The smallest screens around, for instance, are on Zoom meetings. So it’s no surprise that the Kamala Harris campaign is deploying its movie-star supporters on Zoom events. Part fundraiser, part campaign rally, these events—“White Dudes for Harris” and “Comics for Kamala” were two of the most popular—have the low-rent, grubby realism that perfectly captures the state of the entertainment industry. Stars like Jeff Bridges and Mark Hamill appear in tiny little boxes—just as we all do on Zoom meetings at work—and struggle with the mute button and the background effects. Actors like Jason Bateman and Ben Stiller suffer through the same bad audio as everyone else. The Zoom meetings have a homemade, small-d democratic feel—the opposite of George Clooney–silver-screen-pixie-dust pizazz. When you see big stars in those familiar little boxes, you naturally say to yourself, Hey! I’m on Zoom. I guess I’m a star, too! And when everyone is a star, nobody is a star.

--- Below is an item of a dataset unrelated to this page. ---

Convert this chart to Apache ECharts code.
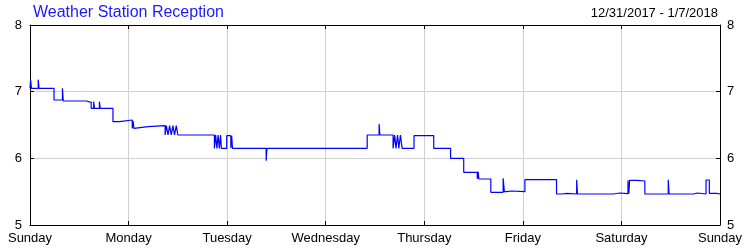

In the end, George Clooney’s op-ed had about as much influence on the outcome of this election—whatever it turns out to be—as I did, back in 1992, when I conducted Operation: Sitcom Script. Biden dropped out because of a constellation of distinctly non-glamorous reasons: Money was drying up, the polls were looking bad, and Nancy Pelosi was telling him to pull the plug. Hollywood just doesn’t have the pull it used to. The machers, if they ever truly existed, are in a different, smaller business. In real life—and in the movie version of the events—it’ll be Nancy Pelosi who is the star. Maybe George Clooney will direct that project for Amazon Prime.